Tatsächlich ist Mitznas politisches Programm mit dem des Likud schlichtweg unvereinbar, und auch ein noch so fauler Kompromiss scheint völlig unmöglich. Wenn er Ministerpräsident werde, würden sämtliche Siedlungen im Gazastreifen schnellstmöglich geräumt und die Armee aus dem dicht bevölkertsten Landstreifen der Welt abgezogen, erklärte Mitzna in einem ausführlichen Interview mit der liberalen Zeitung „Haaretz“. Eine Entscheidung über einen einseitigen Rückzug aus dem Westjordanland habe unabhängig von irgendwelchen politischen Fortschritten zu erfolgen. Mit ihm als Regierungschef werde – nachdem der Versuch der Wiederbelebung des Friedensprozesses unternommen worden sei – der Rückzug aus einem Großteil der Westbank ein Jahr nach Amtsantritt erfolgen. Der in Bau befindliche Sicherheitszaun werde unter ihm nur große Siedlungsblöcke „auf israelischer Seite“ einschließen, währende vereinzelte Sieldungen auf der „palästinensischen Seite“ verbleiben würden.

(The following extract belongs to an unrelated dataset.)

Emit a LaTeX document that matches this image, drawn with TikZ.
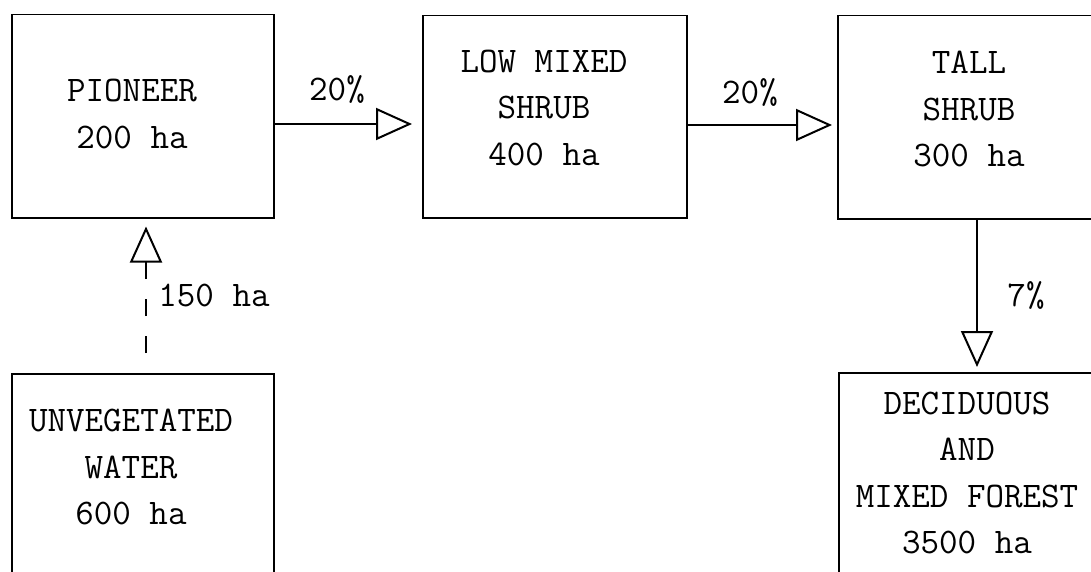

Vor allem aber tritt Mitzna seit der doch recht überraschenden Ankündigung seiner auch von Wirtschaftsbossen unterstützten Kandidatur für eine sofortige Wiederaufnahme der Verhandlungen mit der gegenwärtigen palästinensischen Führung, also auch mit Präsident Arafat, ein. Klarer könnte der Gegensatz zu Scharon nicht sein, der immer neue Vorbedingungen für Verhandlungen unter Ausschluss des Palästinenserführers aufstellt – und sich danach selbst nicht an diese hält.

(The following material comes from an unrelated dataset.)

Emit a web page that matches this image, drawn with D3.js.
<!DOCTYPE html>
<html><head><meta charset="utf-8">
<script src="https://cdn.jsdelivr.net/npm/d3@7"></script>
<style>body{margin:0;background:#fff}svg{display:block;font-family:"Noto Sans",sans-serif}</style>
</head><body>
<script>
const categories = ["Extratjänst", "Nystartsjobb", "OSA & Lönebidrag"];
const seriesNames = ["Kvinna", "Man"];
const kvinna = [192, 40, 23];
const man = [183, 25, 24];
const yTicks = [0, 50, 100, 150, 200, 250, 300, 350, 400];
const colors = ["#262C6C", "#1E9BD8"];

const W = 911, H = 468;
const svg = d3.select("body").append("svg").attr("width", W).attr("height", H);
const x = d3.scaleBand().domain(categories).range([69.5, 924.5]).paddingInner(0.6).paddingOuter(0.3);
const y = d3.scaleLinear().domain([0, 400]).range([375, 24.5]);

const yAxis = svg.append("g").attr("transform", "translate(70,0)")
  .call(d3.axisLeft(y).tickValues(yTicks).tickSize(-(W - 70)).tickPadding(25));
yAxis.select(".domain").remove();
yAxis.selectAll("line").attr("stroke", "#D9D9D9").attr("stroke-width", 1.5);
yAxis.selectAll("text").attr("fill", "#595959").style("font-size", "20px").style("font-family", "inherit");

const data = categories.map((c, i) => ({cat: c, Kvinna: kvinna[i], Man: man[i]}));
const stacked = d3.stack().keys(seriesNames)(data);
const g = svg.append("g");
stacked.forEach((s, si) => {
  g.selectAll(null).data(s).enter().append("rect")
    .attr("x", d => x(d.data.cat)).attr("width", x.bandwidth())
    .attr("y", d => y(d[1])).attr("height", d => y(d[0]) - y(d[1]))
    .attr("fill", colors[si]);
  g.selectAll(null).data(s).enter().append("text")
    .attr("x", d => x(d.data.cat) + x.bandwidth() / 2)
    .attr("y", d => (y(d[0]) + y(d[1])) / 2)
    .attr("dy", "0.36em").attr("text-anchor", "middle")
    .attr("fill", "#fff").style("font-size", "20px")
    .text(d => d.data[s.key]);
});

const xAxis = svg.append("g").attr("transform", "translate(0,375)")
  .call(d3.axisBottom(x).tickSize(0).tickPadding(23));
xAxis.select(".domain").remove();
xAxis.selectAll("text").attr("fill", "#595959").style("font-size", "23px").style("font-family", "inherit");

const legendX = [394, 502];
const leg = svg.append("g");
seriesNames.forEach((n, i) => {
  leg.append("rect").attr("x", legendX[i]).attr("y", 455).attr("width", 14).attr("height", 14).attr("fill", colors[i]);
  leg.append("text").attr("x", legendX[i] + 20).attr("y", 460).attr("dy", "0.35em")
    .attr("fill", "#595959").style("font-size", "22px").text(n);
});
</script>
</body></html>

Mitzna ist nicht nur in dieser Hinsicht der politische Erbe des ermordeten Ministerpräsidenten Rabin, der seinerzeit die Formel geprägt hat, welche nun Mitzna wiederaufleben lässt und die das exakte Gegenteil von Scharons „Keine Verhandlungen unter Feuer“ darstellt: Verhandlungen, als ob es keinen Terror gäbe; den Terror bekämpfen, als ob nicht verhandelt würde.